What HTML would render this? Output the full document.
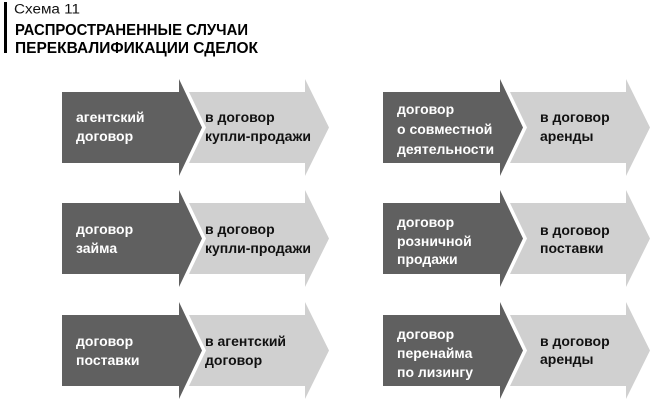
<!DOCTYPE html>
<html>
<head>
<meta charset="utf-8">
<style>
html,body{margin:0;padding:0;background:#fff;}
svg{display:block;}
text{font-family:"Liberation Sans","DejaVu Sans",sans-serif;}
.d{fill:#fff;font-weight:bold;font-size:14px;}
.l{fill:#111;font-weight:bold;font-size:14px;}
</style>
</head>
<body>
<svg width="655" height="412" viewBox="0 0 655 412" xmlns="http://www.w3.org/2000/svg">
<rect x="0" y="0" width="655" height="412" fill="#fff"/>
<!-- title -->
<rect x="4" y="2" width="3" height="51" fill="#000"/>
<text x="14" y="13.5" font-size="13.5" fill="#111" textLength="66" lengthAdjust="spacingAndGlyphs">Схема 11</text>
<text x="15" y="35" font-size="15.5" font-weight="bold" fill="#000" textLength="233" lengthAdjust="spacingAndGlyphs">РАСПРОСТРАНЕННЫЕ СЛУЧАИ</text>
<text x="15" y="53" font-size="15.5" font-weight="bold" fill="#000" textLength="243" lengthAdjust="spacingAndGlyphs">ПЕРЕКВАЛИФИКАЦИИ СДЕЛОК</text>

<!-- Left column -->
<g id="L1">
<polygon fill="#606060" points="62,92 179,92 179,79 202,127.5 179,176 179,163 62,163"/>
<polygon fill="#d0d0d0" points="189,92 305,92 305,79 329,127.5 305,176 305,163 189,163 206,127.5"/>
</g>
<g>
<polygon fill="#606060" points="62,203 179,203 179,190 202,238.5 179,287 179,274 62,274"/>
<polygon fill="#d0d0d0" points="189,203 305,203 305,190 329,238.5 305,287 305,274 189,274 206,238.5"/>
</g>
<g>
<polygon fill="#606060" points="62,315 179,315 179,302 202,350.5 179,399 179,386 62,386"/>
<polygon fill="#d0d0d0" points="189,315 305,315 305,302 329,350.5 305,399 305,386 189,386 206,350.5"/>
</g>

<!-- Right column -->
<g>
<polygon fill="#606060" points="383,92 500,92 500,79 523,127.5 500,176 500,163 383,163"/>
<polygon fill="#d0d0d0" points="510,92 626,92 626,79 650,127.5 626,176 626,163 510,163 527,127.5"/>
</g>
<g>
<polygon fill="#606060" points="383,203 500,203 500,190 523,238.5 500,287 500,274 383,274"/>
<polygon fill="#d0d0d0" points="510,203 626,203 626,190 650,238.5 626,287 626,274 510,274 527,238.5"/>
</g>
<g>
<polygon fill="#606060" points="383,315 500,315 500,302 523,350.5 500,399 500,386 383,386"/>
<polygon fill="#d0d0d0" points="510,315 626,315 626,302 650,350.5 626,399 626,386 510,386 527,350.5"/>
</g>

<!-- Row 1 text -->
<text class="d" x="76" y="122">агентский</text>
<text class="d" x="76" y="141">договор</text>
<text class="l" x="205" y="122">в договор</text>
<text class="l" x="205" y="141">купли-продажи</text>

<text class="d" x="397" y="114">договор</text>
<text class="d" x="397" y="134">о совместной</text>
<text class="d" x="397" y="154">деятельности</text>
<text class="l" x="540" y="122">в договор</text>
<text class="l" x="540" y="141">аренды</text>

<!-- Row 2 text -->
<text class="d" x="76" y="234">договор</text>
<text class="d" x="76" y="253">займа</text>
<text class="l" x="205" y="234">в договор</text>
<text class="l" x="205" y="253">купли-продажи</text>

<text class="d" x="397" y="227">договор</text>
<text class="d" x="397" y="246">розничной</text>
<text class="d" x="397" y="264">продажи</text>
<text class="l" x="540" y="235">в договор</text>
<text class="l" x="540" y="253">поставки</text>

<!-- Row 3 text -->
<text class="d" x="76" y="346">договор</text>
<text class="d" x="76" y="365">поставки</text>
<text class="l" x="205" y="346">в агентский</text>
<text class="l" x="205" y="365">договор</text>

<text class="d" x="397" y="339">договор</text>
<text class="d" x="397" y="358">перенайма</text>
<text class="d" x="397" y="377">по лизингу</text>
<text class="l" x="540" y="346">в договор</text>
<text class="l" x="540" y="364">аренды</text>
</svg>
</body>
</html>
========================
→ **WHAT THE EXERCISE ASKS**
Set the pictures aside and transcribe the data above exactly.

→ **EXERCISE SOLUTION**
What HTML would render this? Output the full document.
<!DOCTYPE html>
<html>
<head>
<meta charset="utf-8">
<style>
html,body{margin:0;padding:0;background:#fff;}
svg{display:block;}
text{font-family:"Liberation Sans","DejaVu Sans",sans-serif;}
.d{fill:#fff;font-weight:bold;font-size:14px;}
.l{fill:#111;font-weight:bold;font-size:14px;}
</style>
</head>
<body>
<svg width="655" height="412" viewBox="0 0 655 412" xmlns="http://www.w3.org/2000/svg">
<rect x="0" y="0" width="655" height="412" fill="#fff"/>
<!-- title -->
<rect x="4" y="2" width="3" height="51" fill="#000"/>
<text x="14" y="13.5" font-size="13.5" fill="#111" textLength="66" lengthAdjust="spacingAndGlyphs">Схема 11</text>
<text x="15" y="35" font-size="15.5" font-weight="bold" fill="#000" textLength="233" lengthAdjust="spacingAndGlyphs">РАСПРОСТРАНЕННЫЕ СЛУЧАИ</text>
<text x="15" y="53" font-size="15.5" font-weight="bold" fill="#000" textLength="243" lengthAdjust="spacingAndGlyphs">ПЕРЕКВАЛИФИКАЦИИ СДЕЛОК</text>

<!-- Left column -->
<g id="L1">
<polygon fill="#606060" points="62,92 179,92 179,79 202,127.5 179,176 179,163 62,163"/>
<polygon fill="#d0d0d0" points="189,92 305,92 305,79 329,127.5 305,176 305,163 189,163 206,127.5"/>
</g>
<g>
<polygon fill="#606060" points="62,203 179,203 179,190 202,238.5 179,287 179,274 62,274"/>
<polygon fill="#d0d0d0" points="189,203 305,203 305,190 329,238.5 305,287 305,274 189,274 206,238.5"/>
</g>
<g>
<polygon fill="#606060" points="62,315 179,315 179,302 202,350.5 179,399 179,386 62,386"/>
<polygon fill="#d0d0d0" points="189,315 305,315 305,302 329,350.5 305,399 305,386 189,386 206,350.5"/>
</g>

<!-- Right column -->
<g>
<polygon fill="#606060" points="383,92 500,92 500,79 523,127.5 500,176 500,163 383,163"/>
<polygon fill="#d0d0d0" points="510,92 626,92 626,79 650,127.5 626,176 626,163 510,163 527,127.5"/>
</g>
<g>
<polygon fill="#606060" points="383,203 500,203 500,190 523,238.5 500,287 500,274 383,274"/>
<polygon fill="#d0d0d0" points="510,203 626,203 626,190 650,238.5 626,287 626,274 510,274 527,238.5"/>
</g>
<g>
<polygon fill="#606060" points="383,315 500,315 500,302 523,350.5 500,399 500,386 383,386"/>
<polygon fill="#d0d0d0" points="510,315 626,315 626,302 650,350.5 626,399 626,386 510,386 527,350.5"/>
</g>

<!-- Row 1 text -->
<text class="d" x="76" y="122">агентский</text>
<text class="d" x="76" y="141">договор</text>
<text class="l" x="205" y="122">в договор</text>
<text class="l" x="205" y="141">купли-продажи</text>

<text class="d" x="397" y="114">договор</text>
<text class="d" x="397" y="134">о совместной</text>
<text class="d" x="397" y="154">деятельности</text>
<text class="l" x="540" y="122">в договор</text>
<text class="l" x="540" y="141">аренды</text>

<!-- Row 2 text -->
<text class="d" x="76" y="234">договор</text>
<text class="d" x="76" y="253">займа</text>
<text class="l" x="205" y="234">в договор</text>
<text class="l" x="205" y="253">купли-продажи</text>

<text class="d" x="397" y="227">договор</text>
<text class="d" x="397" y="246">розничной</text>
<text class="d" x="397" y="264">продажи</text>
<text class="l" x="540" y="235">в договор</text>
<text class="l" x="540" y="253">поставки</text>

<!-- Row 3 text -->
<text class="d" x="76" y="346">договор</text>
<text class="d" x="76" y="365">поставки</text>
<text class="l" x="205" y="346">в агентский</text>
<text class="l" x="205" y="365">договор</text>

<text class="d" x="397" y="339">договор</text>
<text class="d" x="397" y="358">перенайма</text>
<text class="d" x="397" y="377">по лизингу</text>
<text class="l" x="540" y="346">в договор</text>
<text class="l" x="540" y="364">аренды</text>
</svg>
</body>
</html>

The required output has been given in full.